Composites are appearing more and more to be the hottest material in the automotive industry.

The latest forecast by the Automotive Composites Alliance predicts composites use will rise by 34% from 350 million lbs. in 2001 to 467 million lbs. by 2004. That outpaces the 7% annual growth rate expected for aluminum, a material often in the spotlight because of its high profile battle with steel.

“The use of thermoset composites by automakers has nearly doubled in the last decade, largely because composites have increasingly been chosen by automakers to replace steel for body panels and structural components,” says Mike Dorney, ACA chairman and vice president of sales and marketing for The Budd Co.'s Plastics Div.

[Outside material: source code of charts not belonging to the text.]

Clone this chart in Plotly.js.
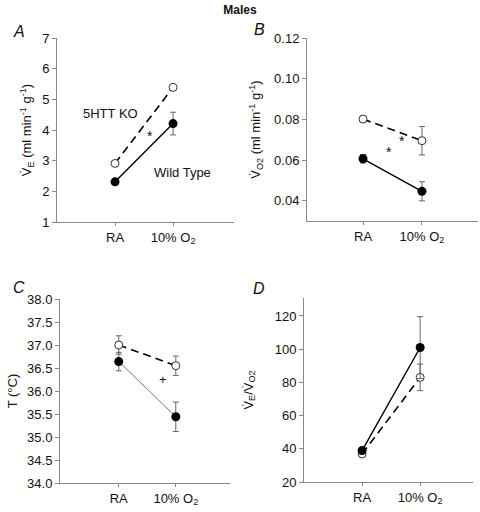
<!DOCTYPE html>
<html><head><meta charset="utf-8">
<script src="https://cdn.plot.ly/plotly-3.0.1.min.js"></script>
<style>html,body{margin:0;padding:0;background:#fff}#c{width:480px;height:512px}</style>
</head><body><div id="c"></div>
<script>
const conditions = ['RA', '10% O<sub>2</sub>'];
// Panel A: V_E
const veWT = [2.31, 4.21], veWTerr = [0.08, 0.37];
const veKO = [2.91, 5.39], veKOerr = [0.07, 0.08];
// Panel B: V_O2
const vo2WT = [0.0606, 0.0446], vo2WTerr = [0.0021, 0.0047];
const vo2KO = [0.0801, 0.0695], vo2KOerr = [0.0014, 0.0070];
// Panel C: temperature
const tWT = [36.64, 35.44], tWTerr = [0.2, 0.32];
const tKO = [37.0, 36.55], tKOerr = [0.2, 0.21];
// Panel D: V_E / V_O2
const ratioWT = [38.9, 101.0], ratioWTerr = [2.0, 18.6];
const ratioKO = [36.9, 83.0], ratioKOerr = [1.8, 8.0];

const FONT = 'Liberation Sans, Arial, sans-serif';
const errStyle = (arr) => ({type:'data', array: arr, visible:true, color:'#666', thickness:1, width:3});

function wt(y, err, ax, lineColor) {
  return {x: conditions, y: y, xaxis: 'x'+ax, yaxis: 'y'+ax, type:'scatter', mode:'lines+markers',
    line:{color: lineColor || '#000', width: lineColor ? 1 : 1.4},
    marker:{symbol:'circle', size:9, color:'#000'}, error_y: errStyle(err), showlegend:false};
}
function ko(y, err, ax) {
  return {x: conditions, y: y, xaxis: 'x'+ax, yaxis: 'y'+ax, type:'scatter', mode:'lines+markers',
    line:{color:'#000', width:1.6, dash:'8px,5px'},
    marker:{symbol:'circle', size:8, color:'#fff', line:{color:'#333', width:1}}, error_y: errStyle(err), showlegend:false};
}

const data = [
  ko(veKO, veKOerr, ''), wt(veWT, veWTerr, ''),
  ko(vo2KO, vo2KOerr, '2'), wt(vo2WT, vo2WTerr, '2'),
  ko(tKO, tKOerr, '3'), wt(tWT, tWTerr, '3', '#777'),
  ko(ratioKO, ratioKOerr, '4'), wt(ratioWT, ratioWTerr, '4')
];

function xax(d0, d1, anchor, range) {
  return {domain:[d0/480, d1/480], anchor: anchor, type:'category', range: range,
    showline:true, linecolor:'#888', linewidth:1, ticks:'outside', ticklen:3, tickcolor:'#888',
    showgrid:false, zeroline:false, tickfont:{family:FONT, size:13, color:'#111'}, fixedrange:true};
}
function yax(top, bottom, anchor, range, dtick, fmt, title, standoff) {
  return {domain:[(512-bottom)/512, (512-top)/512], anchor: anchor, range: range, dtick: dtick, tick0: 0,
    tickformat: fmt, showline:true, linecolor:'#888', linewidth:1, ticks:'outside', ticklen:4, tickcolor:'#888',
    showgrid:false, zeroline:false, tickfont:{family:FONT, size:13, color:'#111'},
    title:{text:title, font:{family:FONT, size:13, color:'#111'}, standoff: standoff}, automargin:false, fixedrange:true};
}

function note(text, x, y, size) {
  return {text:text, xref:'paper', yref:'paper', x:x/480, y:1-y/512, xanchor:'center', yanchor:'middle',
    showarrow:false, font:{family:FONT, size:size, color:'#111'}};
}

const layout = {
  width:480, height:512, margin:{l:0, r:0, t:0, b:0}, paper_bgcolor:'#fff', plot_bgcolor:'rgba(0,0,0,0)',
  font:{family:FONT, color:'#111'},
  title:{text:'<b>Males</b>', x:0.5, xanchor:'center', y:1-10/512, yanchor:'middle', font:{family:FONT, size:12, color:'#111'}},
  xaxis: xax(57, 234, 'y', [-1.0, 2.05]),
  yaxis: yax(38, 222, 'x', [1, 7], 1, 'd', 'V̇<sub>E</sub> (ml min<sup>-1</sup> g<sup>-1</sup>)', 7),
  xaxis2: xax(307, 478, 'y2', [-0.95, 1.95]),
  yaxis2: yax(38, 221, 'x2', [0.03, 0.12], 0.02, '.2f', 'V̇<sub>O2</sub> (ml min<sup>-1</sup> g<sup>-1</sup>)', 10),
  xaxis3: xax(60, 230, 'y3', [-1.03, 1.95]),
  yaxis3: yax(299, 483, 'x3', [34, 38], 0.5, '.1f', 'T (°C)', 6),
  xaxis4: xax(304, 473, 'y4', [-1.0, 1.91]),
  yaxis4: yax(298, 482, 'x4', [20, 130.8], 20, 'd', 'V̇<sub>E</sub>/V̇<sub>O2</sub>', 18),
  annotations: [
    note('<i>A</i>', 19, 31, 16),
    note('<i>B</i>', 259, 29, 16),
    note('<i>C</i>', 19, 287, 16),
    note('<i>D</i>', 259, 288, 16),
    note('5HTT KO', 110, 113, 13),
    note('Wild Type', 182, 172, 13),
    note('*', 150, 136, 14),
    note('*', 402, 141, 14),
    note('*', 389, 152, 14),
    note('+', 163, 379, 13)
  ]
};
Plotly.newPlot('c', data, layout, {staticPlot:true, displayModeBar:false});
</script></body></html>
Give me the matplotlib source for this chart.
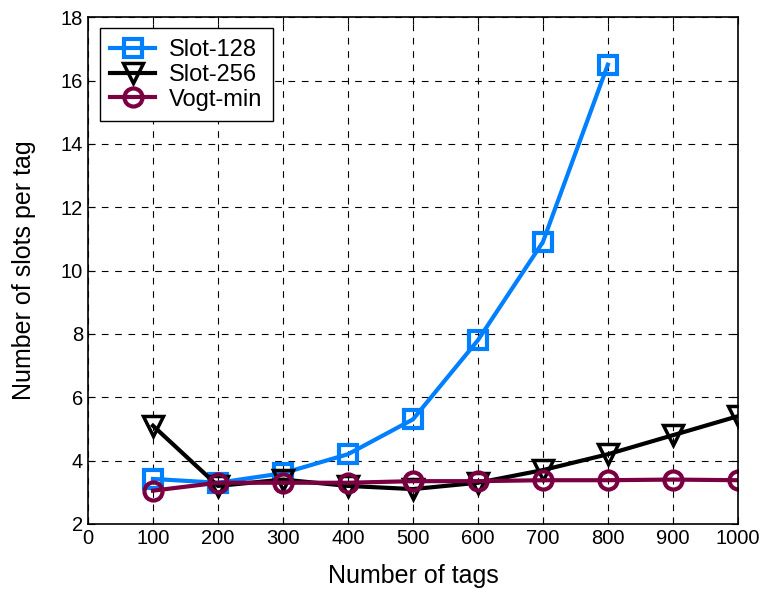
import matplotlib
matplotlib.use("Agg")
import matplotlib.pyplot as plt

tags = [100, 200, 300, 400, 500, 600, 700, 800, 900, 1000]
slot128 = [3.42, 3.3, 3.6, 4.2, 5.3, 7.8, 10.9, 16.5]
slot256 = [5.1, 3.2, 3.4, 3.2, 3.1, 3.3, 3.7, 4.2, 4.8, 5.4]
vogt_min = [3.05, 3.3, 3.3, 3.3, 3.35, 3.35, 3.38, 3.38, 3.4, 3.38]

plt.rcParams['font.family'] = ['Liberation Sans', 'DejaVu Sans']

fig = plt.figure(figsize=(7.6, 5.92), dpi=100)
ax = fig.add_axes([0.1158, 0.115, 0.855, 0.856])

ax.plot(tags[:len(slot128)], slot128, color='#0080ff', lw=3, marker='s', ms=13,
        mfc='none', mew=3, label='Slot-128')
ax.plot(tags, slot256, color='black', lw=3, marker='v', ms=14,
        mfc='none', mew=2.5, label='Slot-256')
ax.plot(tags, vogt_min, color='#7a0041', lw=3, marker='o', ms=13,
        mfc='none', mew=3, label='Vogt-min')

ax.set_xlim(0, 1000)
ax.set_ylim(2, 18)
ax.set_xticks(range(0, 1001, 100))
ax.set_yticks(range(2, 19, 2))
ax.tick_params(direction='in', labelsize=14.5, length=5, top=True, right=True)
ax.grid(True, color='black', ls=(0, (6, 6)), lw=0.8)
for s in ax.spines.values():
    s.set_linewidth(1.2)

ax.set_xlabel('Number of tags', fontsize=18, labelpad=12)
ax.set_ylabel('Number of slots per tag', fontsize=18, labelpad=18)

leg = ax.legend(loc='upper left', fontsize=17, fancybox=False, framealpha=1,
                edgecolor='black', handlelength=1.9, handletextpad=0.6,
                borderpad=0.45, labelspacing=0.12, borderaxespad=0,
                bbox_to_anchor=(0.018, 0.978))
leg.get_frame().set_linewidth(1)

fig.savefig('out.png', dpi=100)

The significant growth is largely due to composites finally being used for pickup box applications. But composites are expected to make serious gains in other automotive uses, including hoods, decklids and fenders. Driving demand is the trend toward differentiating vehicles, more lightweight components to improve fuel economy and better dent- and corrosion resistance. Pickup boxes are a prime example. A composite pickup box is about 70 lbs. (32 kg) lighter than a steel cargo box, is more durable and allows for unique designs such as storage compartments along the walls and one-piece contoured flare sides.

The future of composites is promising. But challenges remain. Composites often can't match steel and aluminum in appearance, especially reflection clarity, with the technologies currently being used. General Motors Corp. is facing this problem with its Pro-Tec composite pickup box technology. The automaker several times has delayed the debut of an industry-first fullsize composite pickup box on its fleet-size Chevy Silverado because of a surface anomaly on the fenders known as “wavy” which is exposed in quality tests by shining a fluorescent light against the composite part. “It's mainly a process issue,” explains a GM spokesman. “We're seeing a certain level of variation in our processes. We're working to smooth that out so the variation is reduced to acceptable levels.”

GM hopes to have Pro-Tec in production by summertime, almost a year later than planned. Despite the setbacks, GM says it remains committed to the project. And it apparently hasn't discouraged Toyota Motor Corp., Nissan Motor Co. Ltd. and DaimlerChrysler Corp. either; the three automakers are said to working on composite pickup programs.